National Park Service Beauvais-Amoureux Historic Structure Report
The Jean-Baptiste Amoureux House (now known as the Beauvais-Amoureux House) is the main attraction in the newly created Ste. Genevieve National Historical Park in Ste. Genevieve, Missouri. The house was originally built in 1792 and is one of only three known surviving poteaux-en-terre style houses in Ste. Genevieve which is the first permanent European settlement in Missouri. There are only five such houses in the country. Poteaux-en-terre means “post in earth” and refers to the vertical style of log construction where the posts are set directly into the ground.

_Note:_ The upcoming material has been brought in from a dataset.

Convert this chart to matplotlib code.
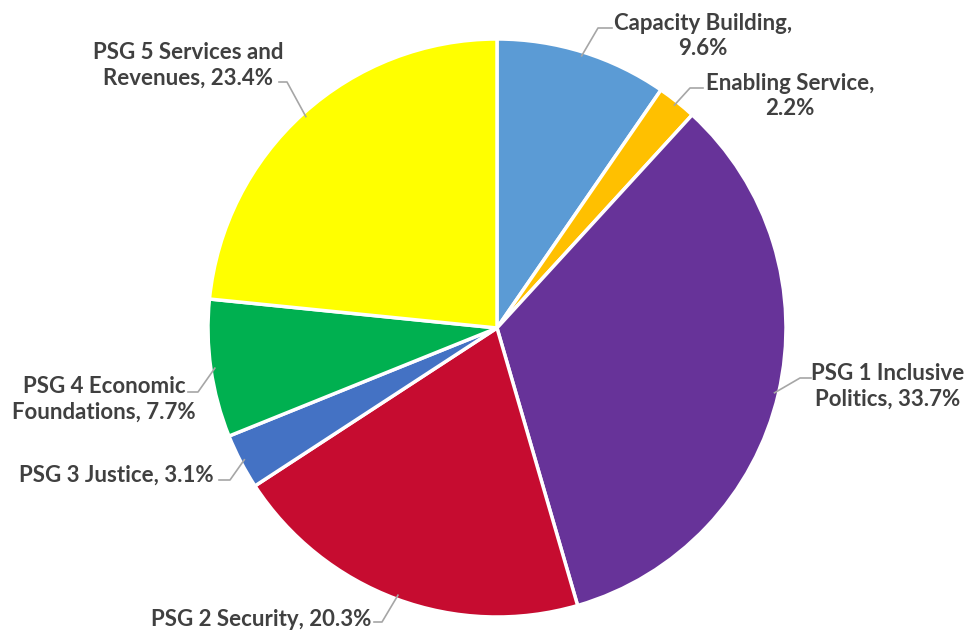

Named after Jean Baptiste St. Gemme de Beauvais Jr., an early resident of Ste. Genevieve, and later sold to Benjamin C. Amoureux in 1852. His wife Pelagie was born in 1802 as a slave, and possibly a daughter, of the builder’s brother. She was freed in 1832. Therefore, the house also represents a long history of early African American ownership. Successive generations of Amoureux lived in the house until it was transferred to various non-profit organizations and finally to the National Park Service.

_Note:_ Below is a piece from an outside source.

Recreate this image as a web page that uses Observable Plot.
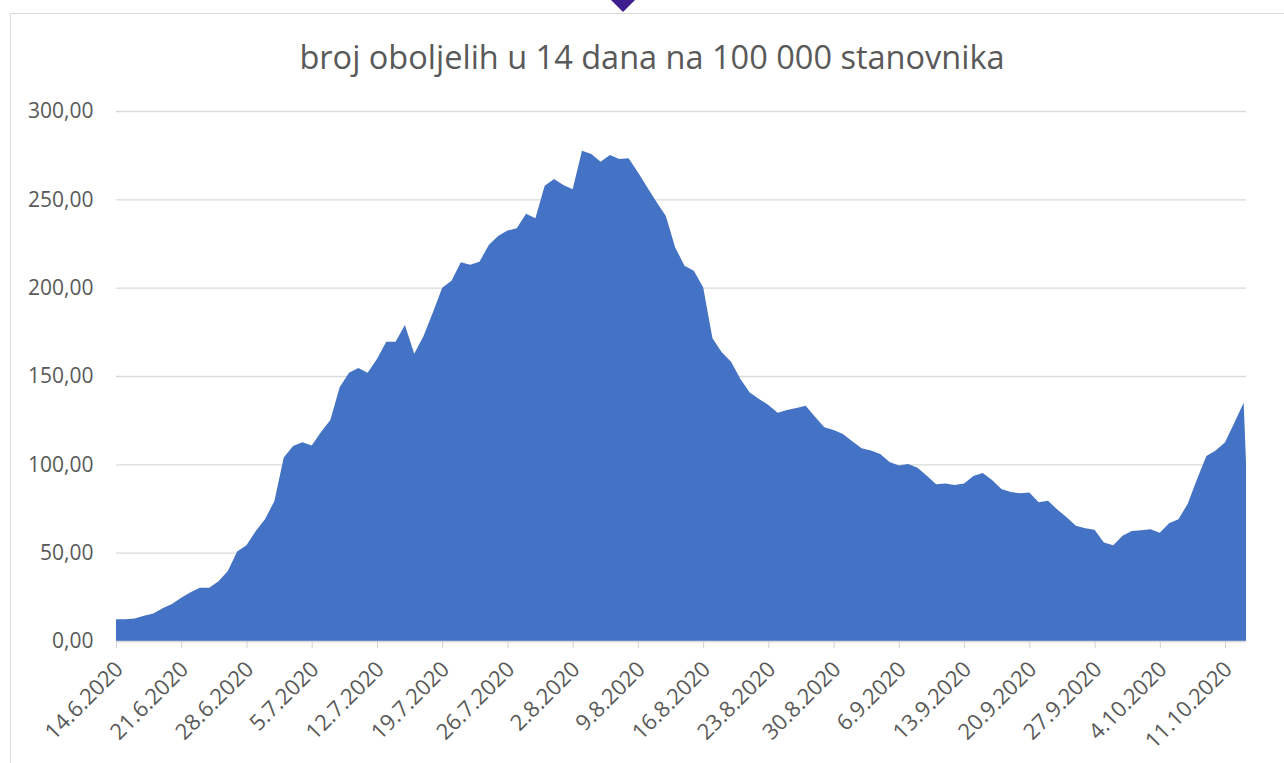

Currently unoccupied, the building was recently purchased by the National Park Service and BVH’s team was chosen to evaluate the condition of the structure and evaluate several potential future reuse opportunities. In conjunction with BVH’s assessment work, structural, landscape, and historical research were all undertaken to contribute to the Historic Structure Report.
Recommendations for preserving both the architectural and historic integrity of Beauvais-Amoureux site will be submitted along with recommended measures for repairing the existing buildings according to the Secretary of the Interior’s Standards. The preservation team will also develop a series of design solutions which would allow the new park grounds to grow and adapt with future use while still retaining the architectural integrity relating to this significant period in history.